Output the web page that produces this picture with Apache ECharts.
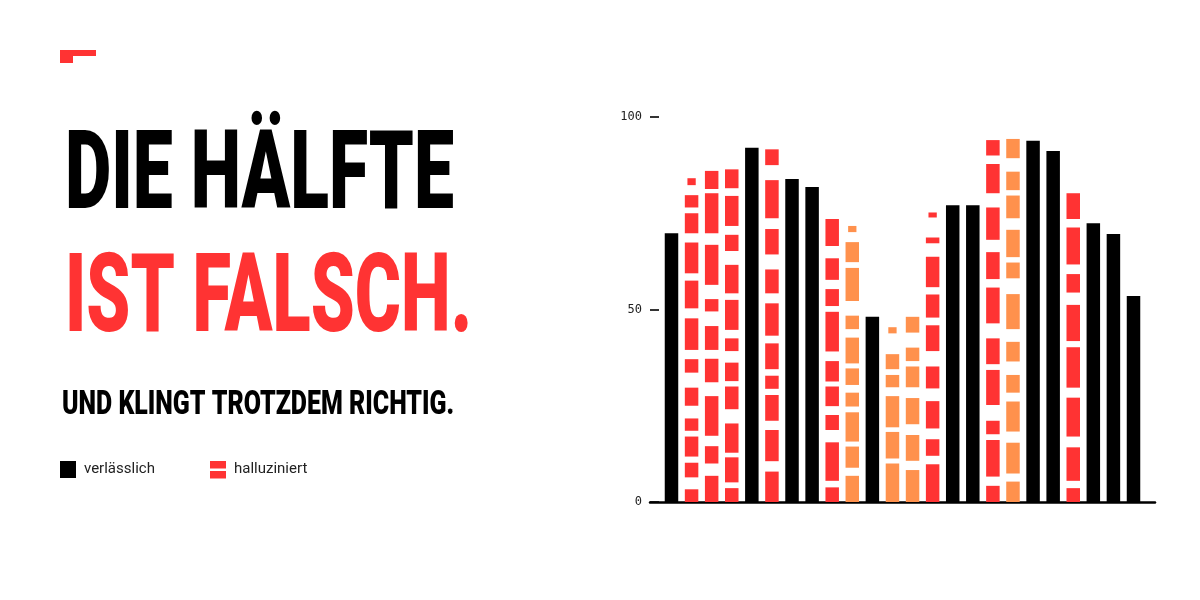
<!DOCTYPE html>
<html>
<head>
<meta charset="utf-8">
<script src="https://cdn.jsdelivr.net/npm/echarts@6/dist/echarts.min.js"></script>
<style>
html,body{margin:0;padding:0;background:#fff;}
#chart{width:1200px;height:600px;}
</style>
</head>
<body>
<div id="chart"></div>
<script>
// ---- data ----
const columnKinds = ['reliable','red','red','red','reliable','red','reliable','reliable','red','orange','reliable','orange','orange','red','reliable','reliable','red','orange','reliable','reliable','red','reliable','reliable','reliable'];
const reliableValues = [69.8, null, null, null, 92.0, null, 83.9, 81.8, null, null, 48.1, null, null, null, 77.1, 77.1, null, null, 93.8, 91.2, null, 72.4, 69.6, 53.5];

const seg1  = [[0,3.3],[6.4,10.2],[11.8,17.0],[18.5,21.7],[25.0,29.7],[33.6,37.1],[39.5,47.7],[50.3,57.5],[59.4,67.4],[69.8,75.0],[76.5,79.7],[82.3,84.1]];
const seg2  = [[0,6.8],[10.0,14.5],[17.2,27.5],[31.1,37.2],[39.5,45.7],[49.5,52.7],[56.4,66.8],[69.8,80.2],[81.3,86.0]];
const seg3  = [[0,3.6],[5.1,11.6],[12.8,20.4],[24.1,30.0],[31.4,36.2],[39.2,42.5],[44.7,52.5],[54.2,61.6],[65.2,69.4],[71.7,79.5],[81.5,86.4]];
const seg5  = [[0,7.9],[10.6,18.7],[21.1,27.8],[29.4,32.8],[34.5,41.2],[43.2,51.6],[54.2,60.4],[64.3,70.9],[73.7,83.6],[87.5,91.6]];
const seg8  = [[0,3.8],[5.5,15.5],[18.7,22.6],[24.9,30.0],[31.3,36.6],[39.1,49.4],[50.9,55.3],[57.7,63.3],[66.5,73.5]];
const seg9  = [[0,6.8],[8.9,14.4],[15.7,23.3],[24.8,28.4],[30.4,34.7],[36.0,42.7],[44.9,48.4],[52.2,60.8],[62.3,67.5],[70.1,71.7]];
const seg11 = [[0,10.0],[11.3,18.2],[19.4,27.5],[29.8,33.0],[34.5,38.4],[43.8,45.4]];
const seg12 = [[0,8.3],[10.7,17.4],[20.2,27.0],[29.8,35.2],[36.6,40.1],[44.0,48.1]];
const seg13 = [[0,9.8],[12.0,16.3],[19.1,26.2],[29.5,35.2],[39.2,45.9],[47.9,53.9],[55.8,63.7],[67.2,68.7],[73.9,75.2]];
const seg16 = [[0,4.2],[6.6,16.1],[17.6,21.1],[25.2,34.3],[35.8,42.5],[46.4,55.7],[57.9,64.9],[68.1,76.5],[80.2,87.8],[90.0,94.0]];
const seg17 = [[0,5.3],[7.4,15.4],[18.3,26.1],[28.4,33.0],[36.5,41.6],[44.9,54.0],[58.1,62.2],[63.6,70.7],[73.7,79.6],[81.0,85.8],[89.3,94.3]];
const seg20 = [[0,3.6],[5.5,14.2],[17.0,27.1],[29.7,40.2],[41.8,51.2],[54.4,59.2],[61.7,71.3],[73.5,80.2]];

const yTicks = [0, 50, 100];
const legendLabels = ['verlässlich', 'halluziniert'];
const titleLine1 = 'DIE HÄLFTE';
const titleLine2 = 'IST FALSCH.';
const subtitle = 'UND KLINGT TROTZDEM RICHTIG.';

// ---- build ----
const segmentColumns = {1: seg1, 2: seg2, 3: seg3, 5: seg5, 8: seg8, 9: seg9, 11: seg11, 12: seg12, 13: seg13, 16: seg16, 17: seg17, 20: seg20};
const RED = '#ff3333', ORANGE = '#ff914d', BLACK = '#000000';

const reliableData = [];
reliableValues.forEach((v, i) => { if (v != null) reliableData.push([i, v]); });

const segmentData = [];
Object.keys(segmentColumns).forEach(k => {
  const i = +k;
  const segs = segmentColumns[k];
  segs.forEach((s, j) => {
    segmentData.push([i, s[0], s[1], columnKinds[i] === 'orange' ? 1 : 0, j === segs.length - 1 ? 1 : 0]);
  });
});

const BAR_W = 13.5;

const chart = echarts.init(document.getElementById('chart'), null, {renderer: 'canvas'});
const option = {
  backgroundColor: '#ffffff',
  animation: false,
  grid: {left: 650, right: 45, top: 117, bottom: 98, containLabel: false, outerBoundsMode: 'none'},
  xAxis: {
    type: 'value', min: -1.07, max: 24.07,
    axisLine: {show: true, onZero: false, lineStyle: {color: '#000', width: 2.5}},
    axisTick: {show: false}, axisLabel: {show: false}, splitLine: {show: false}
  },
  yAxis: {
    type: 'value', min: 0, max: 100, interval: 50,
    axisLine: {show: false, onZero: false},
    axisTick: {show: true, inside: true, length: 9, lineStyle: {color: '#000', width: 1.6}},
    axisLabel: {show: true, margin: 8, color: '#222', fontFamily: 'DejaVu Sans Mono', fontSize: 12,
      formatter: v => (yTicks.indexOf(v) >= 0 ? String(v) : '')},
    splitLine: {show: false}
  },
  series: [
    {
      name: legendLabels[0], type: 'bar', data: reliableData, barWidth: BAR_W,
      itemStyle: {color: BLACK}, z: 2
    },
    {
      name: legendLabels[1], type: 'custom', data: segmentData, z: 2,
      encode: {x: 0, y: [1, 2]},
      renderItem: function (params, api) {
        const x = api.value(0), y0 = api.value(1), y1 = api.value(2);
        const p0 = api.coord([x, y0]);
        const p1 = api.coord([x, y1]);
        const h = p0[1] - p1[1];
        let w = BAR_W;
        if (api.value(4) === 1 && h < 8) w = 8.3;
        return {
          type: 'rect',
          shape: {x: p0[0] - w / 2, y: p1[1], width: w, height: h},
          style: {fill: api.value(3) === 1 ? ORANGE : RED}
        };
      }
    }
  ],
  graphic: [
    {type: 'rect', shape: {x: 60, y: 50, width: 36, height: 6}, style: {fill: RED}},
    {type: 'rect', shape: {x: 60, y: 50, width: 13, height: 13}, style: {fill: RED}},
    {type: 'text', x: 65, y: 125, scaleX: 0.65,
      style: {text: titleLine1, font: '900 110px Roboto', fill: '#000', verticalAlign: 'top'}},
    {type: 'text', x: 65, y: 248, scaleX: 0.641,
      style: {text: titleLine2, font: '900 110px Roboto', fill: RED, verticalAlign: 'top'}},
    {type: 'text', x: 62, y: 388, scaleX: 0.733,
      style: {text: subtitle, font: '900 34px Roboto', fill: '#000', verticalAlign: 'top'}},
    {type: 'rect', shape: {x: 60, y: 461, width: 16, height: 17}, style: {fill: '#000'}},
    {type: 'text', x: 84, y: 469.5,
      style: {text: legendLabels[0], font: '15px Roboto', fill: '#222', verticalAlign: 'middle'}},
    {type: 'rect', shape: {x: 210, y: 461, width: 16, height: 7.5}, style: {fill: RED}},
    {type: 'rect', shape: {x: 210, y: 471, width: 16, height: 7.5}, style: {fill: RED}},
    {type: 'text', x: 234, y: 469.5,
      style: {text: legendLabels[1], font: '15px Roboto', fill: '#222', verticalAlign: 'middle'}}
  ]
};
chart.setOption(option);
</script>
</body>
</html>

════════════════

> **REQUIRED TASK**:
Copy the data exactly. Any picture it contains is to be omitted.

> **THE ANSWER**:
Output the web page that produces this picture with Apache ECharts.
<!DOCTYPE html>
<html>
<head>
<meta charset="utf-8">
<script src="https://cdn.jsdelivr.net/npm/echarts@6/dist/echarts.min.js"></script>
<style>
html,body{margin:0;padding:0;background:#fff;}
#chart{width:1200px;height:600px;}
</style>
</head>
<body>
<div id="chart"></div>
<script>
// ---- data ----
const columnKinds = ['reliable','red','red','red','reliable','red','reliable','reliable','red','orange','reliable','orange','orange','red','reliable','reliable','red','orange','reliable','reliable','red','reliable','reliable','reliable'];
const reliableValues = [69.8, null, null, null, 92.0, null, 83.9, 81.8, null, null, 48.1, null, null, null, 77.1, 77.1, null, null, 93.8, 91.2, null, 72.4, 69.6, 53.5];

const seg1  = [[0,3.3],[6.4,10.2],[11.8,17.0],[18.5,21.7],[25.0,29.7],[33.6,37.1],[39.5,47.7],[50.3,57.5],[59.4,67.4],[69.8,75.0],[76.5,79.7],[82.3,84.1]];
const seg2  = [[0,6.8],[10.0,14.5],[17.2,27.5],[31.1,37.2],[39.5,45.7],[49.5,52.7],[56.4,66.8],[69.8,80.2],[81.3,86.0]];
const seg3  = [[0,3.6],[5.1,11.6],[12.8,20.4],[24.1,30.0],[31.4,36.2],[39.2,42.5],[44.7,52.5],[54.2,61.6],[65.2,69.4],[71.7,79.5],[81.5,86.4]];
const seg5  = [[0,7.9],[10.6,18.7],[21.1,27.8],[29.4,32.8],[34.5,41.2],[43.2,51.6],[54.2,60.4],[64.3,70.9],[73.7,83.6],[87.5,91.6]];
const seg8  = [[0,3.8],[5.5,15.5],[18.7,22.6],[24.9,30.0],[31.3,36.6],[39.1,49.4],[50.9,55.3],[57.7,63.3],[66.5,73.5]];
const seg9  = [[0,6.8],[8.9,14.4],[15.7,23.3],[24.8,28.4],[30.4,34.7],[36.0,42.7],[44.9,48.4],[52.2,60.8],[62.3,67.5],[70.1,71.7]];
const seg11 = [[0,10.0],[11.3,18.2],[19.4,27.5],[29.8,33.0],[34.5,38.4],[43.8,45.4]];
const seg12 = [[0,8.3],[10.7,17.4],[20.2,27.0],[29.8,35.2],[36.6,40.1],[44.0,48.1]];
const seg13 = [[0,9.8],[12.0,16.3],[19.1,26.2],[29.5,35.2],[39.2,45.9],[47.9,53.9],[55.8,63.7],[67.2,68.7],[73.9,75.2]];
const seg16 = [[0,4.2],[6.6,16.1],[17.6,21.1],[25.2,34.3],[35.8,42.5],[46.4,55.7],[57.9,64.9],[68.1,76.5],[80.2,87.8],[90.0,94.0]];
const seg17 = [[0,5.3],[7.4,15.4],[18.3,26.1],[28.4,33.0],[36.5,41.6],[44.9,54.0],[58.1,62.2],[63.6,70.7],[73.7,79.6],[81.0,85.8],[89.3,94.3]];
const seg20 = [[0,3.6],[5.5,14.2],[17.0,27.1],[29.7,40.2],[41.8,51.2],[54.4,59.2],[61.7,71.3],[73.5,80.2]];

const yTicks = [0, 50, 100];
const legendLabels = ['verlässlich', 'halluziniert'];
const titleLine1 = 'DIE HÄLFTE';
const titleLine2 = 'IST FALSCH.';
const subtitle = 'UND KLINGT TROTZDEM RICHTIG.';

// ---- build ----
const segmentColumns = {1: seg1, 2: seg2, 3: seg3, 5: seg5, 8: seg8, 9: seg9, 11: seg11, 12: seg12, 13: seg13, 16: seg16, 17: seg17, 20: seg20};
const RED = '#ff3333', ORANGE = '#ff914d', BLACK = '#000000';

const reliableData = [];
reliableValues.forEach((v, i) => { if (v != null) reliableData.push([i, v]); });

const segmentData = [];
Object.keys(segmentColumns).forEach(k => {
  const i = +k;
  const segs = segmentColumns[k];
  segs.forEach((s, j) => {
    segmentData.push([i, s[0], s[1], columnKinds[i] === 'orange' ? 1 : 0, j === segs.length - 1 ? 1 : 0]);
  });
});

const BAR_W = 13.5;

const chart = echarts.init(document.getElementById('chart'), null, {renderer: 'canvas'});
const option = {
  backgroundColor: '#ffffff',
  animation: false,
  grid: {left: 650, right: 45, top: 117, bottom: 98, containLabel: false, outerBoundsMode: 'none'},
  xAxis: {
    type: 'value', min: -1.07, max: 24.07,
    axisLine: {show: true, onZero: false, lineStyle: {color: '#000', width: 2.5}},
    axisTick: {show: false}, axisLabel: {show: false}, splitLine: {show: false}
  },
  yAxis: {
    type: 'value', min: 0, max: 100, interval: 50,
    axisLine: {show: false, onZero: false},
    axisTick: {show: true, inside: true, length: 9, lineStyle: {color: '#000', width: 1.6}},
    axisLabel: {show: true, margin: 8, color: '#222', fontFamily: 'DejaVu Sans Mono', fontSize: 12,
      formatter: v => (yTicks.indexOf(v) >= 0 ? String(v) : '')},
    splitLine: {show: false}
  },
  series: [
    {
      name: legendLabels[0], type: 'bar', data: reliableData, barWidth: BAR_W,
      itemStyle: {color: BLACK}, z: 2
    },
    {
      name: legendLabels[1], type: 'custom', data: segmentData, z: 2,
      encode: {x: 0, y: [1, 2]},
      renderItem: function (params, api) {
        const x = api.value(0), y0 = api.value(1), y1 = api.value(2);
        const p0 = api.coord([x, y0]);
        const p1 = api.coord([x, y1]);
        const h = p0[1] - p1[1];
        let w = BAR_W;
        if (api.value(4) === 1 && h < 8) w = 8.3;
        return {
          type: 'rect',
          shape: {x: p0[0] - w / 2, y: p1[1], width: w, height: h},
          style: {fill: api.value(3) === 1 ? ORANGE : RED}
        };
      }
    }
  ],
  graphic: [
    {type: 'rect', shape: {x: 60, y: 50, width: 36, height: 6}, style: {fill: RED}},
    {type: 'rect', shape: {x: 60, y: 50, width: 13, height: 13}, style: {fill: RED}},
    {type: 'text', x: 65, y: 125, scaleX: 0.65,
      style: {text: titleLine1, font: '900 110px Roboto', fill: '#000', verticalAlign: 'top'}},
    {type: 'text', x: 65, y: 248, scaleX: 0.641,
      style: {text: titleLine2, font: '900 110px Roboto', fill: RED, verticalAlign: 'top'}},
    {type: 'text', x: 62, y: 388, scaleX: 0.733,
      style: {text: subtitle, font: '900 34px Roboto', fill: '#000', verticalAlign: 'top'}},
    {type: 'rect', shape: {x: 60, y: 461, width: 16, height: 17}, style: {fill: '#000'}},
    {type: 'text', x: 84, y: 469.5,
      style: {text: legendLabels[0], font: '15px Roboto', fill: '#222', verticalAlign: 'middle'}},
    {type: 'rect', shape: {x: 210, y: 461, width: 16, height: 7.5}, style: {fill: RED}},
    {type: 'rect', shape: {x: 210, y: 471, width: 16, height: 7.5}, style: {fill: RED}},
    {type: 'text', x: 234, y: 469.5,
      style: {text: legendLabels[1], font: '15px Roboto', fill: '#222', verticalAlign: 'middle'}}
  ]
};
chart.setOption(option);
</script>
</body>
</html>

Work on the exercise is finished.